*Prompt*: Leave out the pictures, then reproduce the rest of the material exactly.

*Recorded information*:

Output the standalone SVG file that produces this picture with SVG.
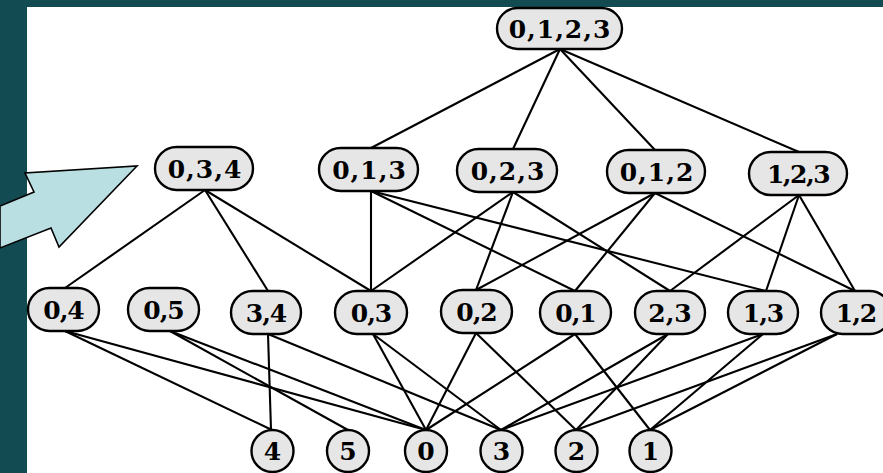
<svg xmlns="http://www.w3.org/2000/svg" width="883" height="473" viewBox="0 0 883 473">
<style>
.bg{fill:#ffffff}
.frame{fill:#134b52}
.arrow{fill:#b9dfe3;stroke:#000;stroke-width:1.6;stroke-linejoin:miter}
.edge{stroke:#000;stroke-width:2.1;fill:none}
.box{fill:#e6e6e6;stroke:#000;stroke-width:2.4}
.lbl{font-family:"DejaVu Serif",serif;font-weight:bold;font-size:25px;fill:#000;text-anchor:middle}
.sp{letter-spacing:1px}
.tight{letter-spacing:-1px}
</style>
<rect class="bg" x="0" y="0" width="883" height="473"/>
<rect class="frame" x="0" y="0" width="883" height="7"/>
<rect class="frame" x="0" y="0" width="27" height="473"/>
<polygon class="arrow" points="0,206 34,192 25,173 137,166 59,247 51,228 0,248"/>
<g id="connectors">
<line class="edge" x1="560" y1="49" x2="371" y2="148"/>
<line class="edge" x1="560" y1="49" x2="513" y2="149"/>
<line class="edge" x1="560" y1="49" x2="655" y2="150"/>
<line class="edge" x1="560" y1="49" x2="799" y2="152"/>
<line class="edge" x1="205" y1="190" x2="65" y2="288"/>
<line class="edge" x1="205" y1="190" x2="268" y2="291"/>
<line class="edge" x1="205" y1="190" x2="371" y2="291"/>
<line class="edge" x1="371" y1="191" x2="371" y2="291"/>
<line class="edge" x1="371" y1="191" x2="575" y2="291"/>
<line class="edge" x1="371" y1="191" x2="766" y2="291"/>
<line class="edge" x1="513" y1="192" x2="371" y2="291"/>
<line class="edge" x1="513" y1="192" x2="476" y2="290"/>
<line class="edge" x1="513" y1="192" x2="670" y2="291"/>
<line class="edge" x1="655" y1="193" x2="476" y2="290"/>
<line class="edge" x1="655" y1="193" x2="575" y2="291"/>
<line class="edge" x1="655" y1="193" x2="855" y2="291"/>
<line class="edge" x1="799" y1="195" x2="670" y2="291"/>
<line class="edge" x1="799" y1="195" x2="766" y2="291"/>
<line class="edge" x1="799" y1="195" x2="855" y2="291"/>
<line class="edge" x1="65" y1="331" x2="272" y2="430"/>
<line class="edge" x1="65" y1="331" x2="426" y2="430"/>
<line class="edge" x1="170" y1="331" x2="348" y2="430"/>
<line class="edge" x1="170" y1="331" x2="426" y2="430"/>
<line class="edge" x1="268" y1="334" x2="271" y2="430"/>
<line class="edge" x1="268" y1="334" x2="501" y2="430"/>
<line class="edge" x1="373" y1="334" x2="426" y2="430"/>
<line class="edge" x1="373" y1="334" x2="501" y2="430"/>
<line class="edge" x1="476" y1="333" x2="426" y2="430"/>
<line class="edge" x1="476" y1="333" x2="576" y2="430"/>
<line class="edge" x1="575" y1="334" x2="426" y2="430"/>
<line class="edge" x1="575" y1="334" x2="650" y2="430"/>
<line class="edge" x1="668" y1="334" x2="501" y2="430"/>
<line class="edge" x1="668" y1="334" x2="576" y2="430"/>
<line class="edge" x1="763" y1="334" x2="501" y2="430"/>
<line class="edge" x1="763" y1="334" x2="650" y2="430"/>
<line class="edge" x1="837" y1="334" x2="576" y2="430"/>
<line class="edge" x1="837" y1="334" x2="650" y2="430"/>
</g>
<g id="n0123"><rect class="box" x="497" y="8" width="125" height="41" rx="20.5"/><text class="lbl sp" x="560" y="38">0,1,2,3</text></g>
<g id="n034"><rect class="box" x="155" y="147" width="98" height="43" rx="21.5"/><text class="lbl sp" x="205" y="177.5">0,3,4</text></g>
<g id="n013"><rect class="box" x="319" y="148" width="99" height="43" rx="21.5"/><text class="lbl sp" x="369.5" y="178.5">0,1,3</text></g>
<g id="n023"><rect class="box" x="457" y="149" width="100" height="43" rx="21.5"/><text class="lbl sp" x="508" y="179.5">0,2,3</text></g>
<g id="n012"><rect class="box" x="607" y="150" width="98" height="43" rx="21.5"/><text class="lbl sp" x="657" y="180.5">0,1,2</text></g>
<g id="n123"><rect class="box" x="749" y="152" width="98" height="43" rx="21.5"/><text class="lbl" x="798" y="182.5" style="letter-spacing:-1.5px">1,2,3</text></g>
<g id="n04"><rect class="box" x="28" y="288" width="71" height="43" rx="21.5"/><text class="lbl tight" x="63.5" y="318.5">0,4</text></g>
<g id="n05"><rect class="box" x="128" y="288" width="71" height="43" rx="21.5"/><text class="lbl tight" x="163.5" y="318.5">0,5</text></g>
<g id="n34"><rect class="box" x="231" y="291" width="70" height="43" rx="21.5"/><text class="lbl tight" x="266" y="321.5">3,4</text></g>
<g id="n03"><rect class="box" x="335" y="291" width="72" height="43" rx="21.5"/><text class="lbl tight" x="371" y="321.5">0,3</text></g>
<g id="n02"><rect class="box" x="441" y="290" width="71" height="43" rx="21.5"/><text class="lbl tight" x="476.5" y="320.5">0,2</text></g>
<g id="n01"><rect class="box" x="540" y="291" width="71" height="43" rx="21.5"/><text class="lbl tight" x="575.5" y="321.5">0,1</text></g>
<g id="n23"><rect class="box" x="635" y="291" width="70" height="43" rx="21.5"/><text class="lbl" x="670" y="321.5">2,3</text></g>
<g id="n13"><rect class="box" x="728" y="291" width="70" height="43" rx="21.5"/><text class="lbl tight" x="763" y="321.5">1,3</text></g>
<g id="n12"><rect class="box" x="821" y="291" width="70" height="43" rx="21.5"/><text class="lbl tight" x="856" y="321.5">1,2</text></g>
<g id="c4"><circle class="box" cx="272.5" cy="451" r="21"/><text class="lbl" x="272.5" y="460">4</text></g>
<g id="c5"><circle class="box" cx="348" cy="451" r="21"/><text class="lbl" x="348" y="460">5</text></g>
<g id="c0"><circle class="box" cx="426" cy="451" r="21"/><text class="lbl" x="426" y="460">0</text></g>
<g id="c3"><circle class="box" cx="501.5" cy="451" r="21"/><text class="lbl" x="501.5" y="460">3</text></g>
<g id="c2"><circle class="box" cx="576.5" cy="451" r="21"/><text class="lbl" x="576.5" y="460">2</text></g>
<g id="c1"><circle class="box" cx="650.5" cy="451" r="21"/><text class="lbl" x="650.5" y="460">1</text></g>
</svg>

*Task result*:
Output the standalone SVG file that produces this picture with SVG.
<svg xmlns="http://www.w3.org/2000/svg" width="883" height="473" viewBox="0 0 883 473">
<style>
.bg{fill:#ffffff}
.frame{fill:#134b52}
.arrow{fill:#b9dfe3;stroke:#000;stroke-width:1.6;stroke-linejoin:miter}
.edge{stroke:#000;stroke-width:2.1;fill:none}
.box{fill:#e6e6e6;stroke:#000;stroke-width:2.4}
.lbl{font-family:"DejaVu Serif",serif;font-weight:bold;font-size:25px;fill:#000;text-anchor:middle}
.sp{letter-spacing:1px}
.tight{letter-spacing:-1px}
</style>
<rect class="bg" x="0" y="0" width="883" height="473"/>
<rect class="frame" x="0" y="0" width="883" height="7"/>
<rect class="frame" x="0" y="0" width="27" height="473"/>
<polygon class="arrow" points="0,206 34,192 25,173 137,166 59,247 51,228 0,248"/>
<g id="connectors">
<line class="edge" x1="560" y1="49" x2="371" y2="148"/>
<line class="edge" x1="560" y1="49" x2="513" y2="149"/>
<line class="edge" x1="560" y1="49" x2="655" y2="150"/>
<line class="edge" x1="560" y1="49" x2="799" y2="152"/>
<line class="edge" x1="205" y1="190" x2="65" y2="288"/>
<line class="edge" x1="205" y1="190" x2="268" y2="291"/>
<line class="edge" x1="205" y1="190" x2="371" y2="291"/>
<line class="edge" x1="371" y1="191" x2="371" y2="291"/>
<line class="edge" x1="371" y1="191" x2="575" y2="291"/>
<line class="edge" x1="371" y1="191" x2="766" y2="291"/>
<line class="edge" x1="513" y1="192" x2="371" y2="291"/>
<line class="edge" x1="513" y1="192" x2="476" y2="290"/>
<line class="edge" x1="513" y1="192" x2="670" y2="291"/>
<line class="edge" x1="655" y1="193" x2="476" y2="290"/>
<line class="edge" x1="655" y1="193" x2="575" y2="291"/>
<line class="edge" x1="655" y1="193" x2="855" y2="291"/>
<line class="edge" x1="799" y1="195" x2="670" y2="291"/>
<line class="edge" x1="799" y1="195" x2="766" y2="291"/>
<line class="edge" x1="799" y1="195" x2="855" y2="291"/>
<line class="edge" x1="65" y1="331" x2="272" y2="430"/>
<line class="edge" x1="65" y1="331" x2="426" y2="430"/>
<line class="edge" x1="170" y1="331" x2="348" y2="430"/>
<line class="edge" x1="170" y1="331" x2="426" y2="430"/>
<line class="edge" x1="268" y1="334" x2="271" y2="430"/>
<line class="edge" x1="268" y1="334" x2="501" y2="430"/>
<line class="edge" x1="373" y1="334" x2="426" y2="430"/>
<line class="edge" x1="373" y1="334" x2="501" y2="430"/>
<line class="edge" x1="476" y1="333" x2="426" y2="430"/>
<line class="edge" x1="476" y1="333" x2="576" y2="430"/>
<line class="edge" x1="575" y1="334" x2="426" y2="430"/>
<line class="edge" x1="575" y1="334" x2="650" y2="430"/>
<line class="edge" x1="668" y1="334" x2="501" y2="430"/>
<line class="edge" x1="668" y1="334" x2="576" y2="430"/>
<line class="edge" x1="763" y1="334" x2="501" y2="430"/>
<line class="edge" x1="763" y1="334" x2="650" y2="430"/>
<line class="edge" x1="837" y1="334" x2="576" y2="430"/>
<line class="edge" x1="837" y1="334" x2="650" y2="430"/>
</g>
<g id="n0123"><rect class="box" x="497" y="8" width="125" height="41" rx="20.5"/><text class="lbl sp" x="560" y="38">0,1,2,3</text></g>
<g id="n034"><rect class="box" x="155" y="147" width="98" height="43" rx="21.5"/><text class="lbl sp" x="205" y="177.5">0,3,4</text></g>
<g id="n013"><rect class="box" x="319" y="148" width="99" height="43" rx="21.5"/><text class="lbl sp" x="369.5" y="178.5">0,1,3</text></g>
<g id="n023"><rect class="box" x="457" y="149" width="100" height="43" rx="21.5"/><text class="lbl sp" x="508" y="179.5">0,2,3</text></g>
<g id="n012"><rect class="box" x="607" y="150" width="98" height="43" rx="21.5"/><text class="lbl sp" x="657" y="180.5">0,1,2</text></g>
<g id="n123"><rect class="box" x="749" y="152" width="98" height="43" rx="21.5"/><text class="lbl" x="798" y="182.5" style="letter-spacing:-1.5px">1,2,3</text></g>
<g id="n04"><rect class="box" x="28" y="288" width="71" height="43" rx="21.5"/><text class="lbl tight" x="63.5" y="318.5">0,4</text></g>
<g id="n05"><rect class="box" x="128" y="288" width="71" height="43" rx="21.5"/><text class="lbl tight" x="163.5" y="318.5">0,5</text></g>
<g id="n34"><rect class="box" x="231" y="291" width="70" height="43" rx="21.5"/><text class="lbl tight" x="266" y="321.5">3,4</text></g>
<g id="n03"><rect class="box" x="335" y="291" width="72" height="43" rx="21.5"/><text class="lbl tight" x="371" y="321.5">0,3</text></g>
<g id="n02"><rect class="box" x="441" y="290" width="71" height="43" rx="21.5"/><text class="lbl tight" x="476.5" y="320.5">0,2</text></g>
<g id="n01"><rect class="box" x="540" y="291" width="71" height="43" rx="21.5"/><text class="lbl tight" x="575.5" y="321.5">0,1</text></g>
<g id="n23"><rect class="box" x="635" y="291" width="70" height="43" rx="21.5"/><text class="lbl" x="670" y="321.5">2,3</text></g>
<g id="n13"><rect class="box" x="728" y="291" width="70" height="43" rx="21.5"/><text class="lbl tight" x="763" y="321.5">1,3</text></g>
<g id="n12"><rect class="box" x="821" y="291" width="70" height="43" rx="21.5"/><text class="lbl tight" x="856" y="321.5">1,2</text></g>
<g id="c4"><circle class="box" cx="272.5" cy="451" r="21"/><text class="lbl" x="272.5" y="460">4</text></g>
<g id="c5"><circle class="box" cx="348" cy="451" r="21"/><text class="lbl" x="348" y="460">5</text></g>
<g id="c0"><circle class="box" cx="426" cy="451" r="21"/><text class="lbl" x="426" y="460">0</text></g>
<g id="c3"><circle class="box" cx="501.5" cy="451" r="21"/><text class="lbl" x="501.5" y="460">3</text></g>
<g id="c2"><circle class="box" cx="576.5" cy="451" r="21"/><text class="lbl" x="576.5" y="460">2</text></g>
<g id="c1"><circle class="box" cx="650.5" cy="451" r="21"/><text class="lbl" x="650.5" y="460">1</text></g>
</svg>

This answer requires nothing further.